Dimanche 29 mai 2022, François Gabart arrivait à Tunis, après avoir parcouru les 455 miles qui séparent Marseille de Carthage à bord de son maxi-trimaran le SVR-Lazartigue. Accompagné de 4 équipiers, il a établi, avec cette traversée, un nouveau record avec un temps de 13 h 55’37’’, battant ainsi de 25 minutes le précédent record de Pascal Bidégorry en 14 h 20′ 34”, qui faisait partie de l’équipage et voit ainsi s’améliorer son propre record.
François Gabart n’est plus à présenter. Marin expérimenté, skipper confirmé, il n’en est pas à son premier exploit. Il a, en effet, remporté des courses prestigieuses comme, entre autres, la 7e édition du Vendée Globe en 2013, en établissant un nouveau record de la circumnavigation en solitaire, sans escale sur monocoque, en 78 jours 2 h 16 min 40 s., ou encore la Route du Rhum en 2014 et la Transat Jacques-Vabre en 2015 avec Pascal Bidégorry, encore. Détenteur de plusieurs records, il possède, notamment, encore à ce jour, depuis le 17 décembre 2017, le record du tour du monde en solitaire en 42 jours, 16 heures, 40 minutes et 35 secondes.
Alors, comment est né ce nouveau record en Méditerranée ? Comment est née l’idée de cette traversée depuis l’ancien sémaphore de Frioul au large de Marseille en direction du phare de Sidi Bou Saïd à l’entrée de la baie de Tunis. Comme souvent, dans la navigation, il est là encore une histoire de vent, en l’occurrence le mistral, mais pas seulement !

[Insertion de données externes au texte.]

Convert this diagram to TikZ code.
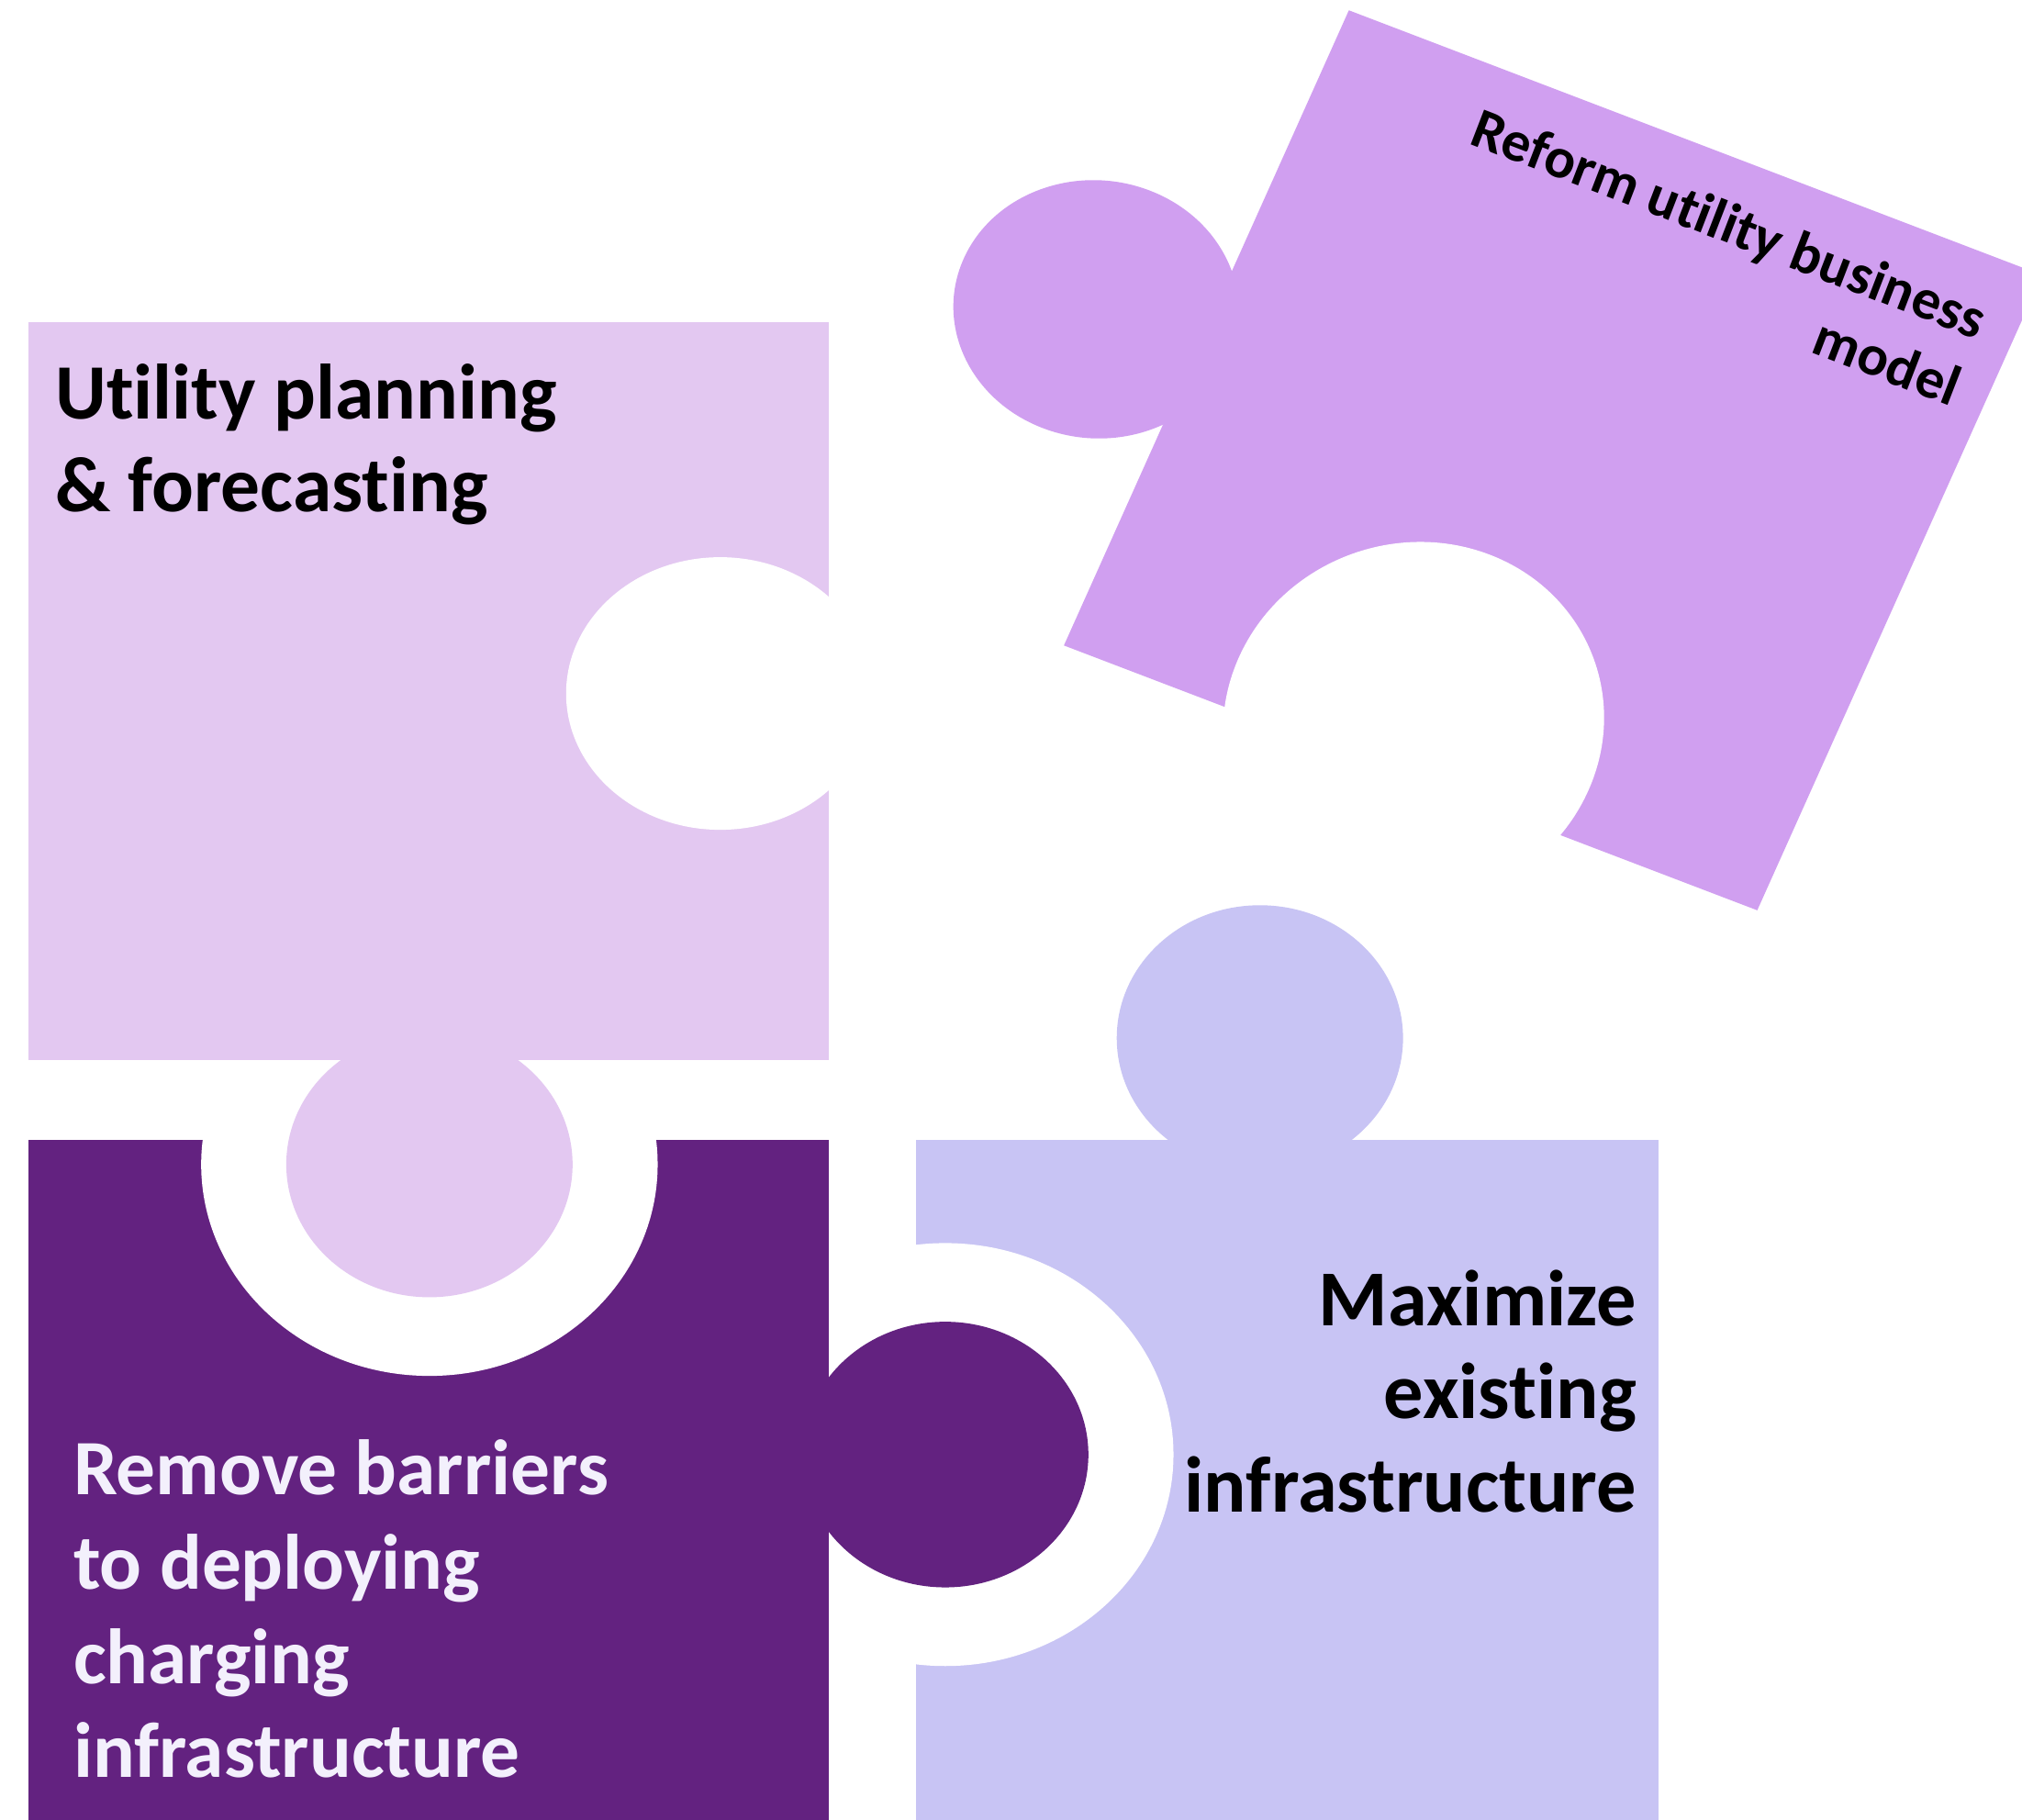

François Gabart raconte qu’il se trouvait en Méditerranée depuis un mois et qu’il devait se rendre avec son équipage à Tunis. Jugeant les vents favorables, et notamment un épisode de mistral qui se présentait justement avant le départ, le pari est pris de traverser en poussant le trimaran pour tenter un premier record à bord d’un bateau, sorti des chantiers navals en juillet dernier, et équipé des dernières innovations.
Le SVR-Lazartigue, baptisé le 20 septembre dernier à Concarneau par l’actrice Mélanie Laurent, est un bateau exceptionnel, par sa taille, 31 mètres de long et 23 de large, son design et ses foils (appendices latéraux). Grâce à ses appendices latéraux, le bateau peut littéralement voler sur l’eau. Dès qu’il dépasse les 15 nœuds, le trimaran commence à se surélever, grâce aux foils, pour, à partir de 30 nœuds, ne laisser plus qu’une traînée effilée au fil de l’eau.
La diminution des frottements de la carène sur l’eau et l’aérodynamisme de la plateforme, conçue pour avoir une pénétration d’air optimale, permettent de gagner en vitesse. Avec une plateforme originale et ses deux cockpits sous bulle transparente, intégrés dans la coque centrale, ce géant des mers, haut comme un immeuble de 12 étages, présente une allure futuriste et permet de naviguer avec un niveau de sécurité plus important pour les équipages.
A côté de ce concentré de technologies, le voilier a également été conçu pour économiser le maximum d’énergie. Sans minimiser l’impact environnemental de la construction de son trimaran, François Gabart explique le fonctionnement en autonomie, la production et la gestion de l’énergie à bord. Certes, dit-il, le bateau navigue avec le vent mais il utilise forcément de l’énergie. Tout a été pensé pour son autonomie, puisqu’on retrouve à bord du SVR-Lazartigue des panneaux solaires et des hydrogénérateurs qui produisent leur propre électricité.
Quant à la gestion des déchets, l’anticipation permet la réduction au minimum des déchets à bord, qui sont triés, empaquetés pour être finalement jetés à l’arrivée. La question de l’autonomie en eau se pose également et se trouve résolue par un désalinisateur, à bord, qui permet de filtrer l’eau de mer et la rendre douce et donc propre à la consommation. Vitesse, exploit, autonomie en énergies, ce bateau est une « révolution » sur les mers.
François Gabart, ce marin expérimenté, qui nous a tous fait rêvé au cours de son déjà long et brillant parcours, a réussi un pari et un exploit, en rapprochant la France de la Tunisie, à bord d’un voilier extraordinaire à bien des égards et soucieux de son environnement. Ce record signé par le SVR-Lazartigue est, nous l’espérons, le premier d’une longue liste, qui restera sous le signe de la Méditerranée, « une mer au milieu des terres » qui unit et rapproche les deux rives de la Tunisie et de la France.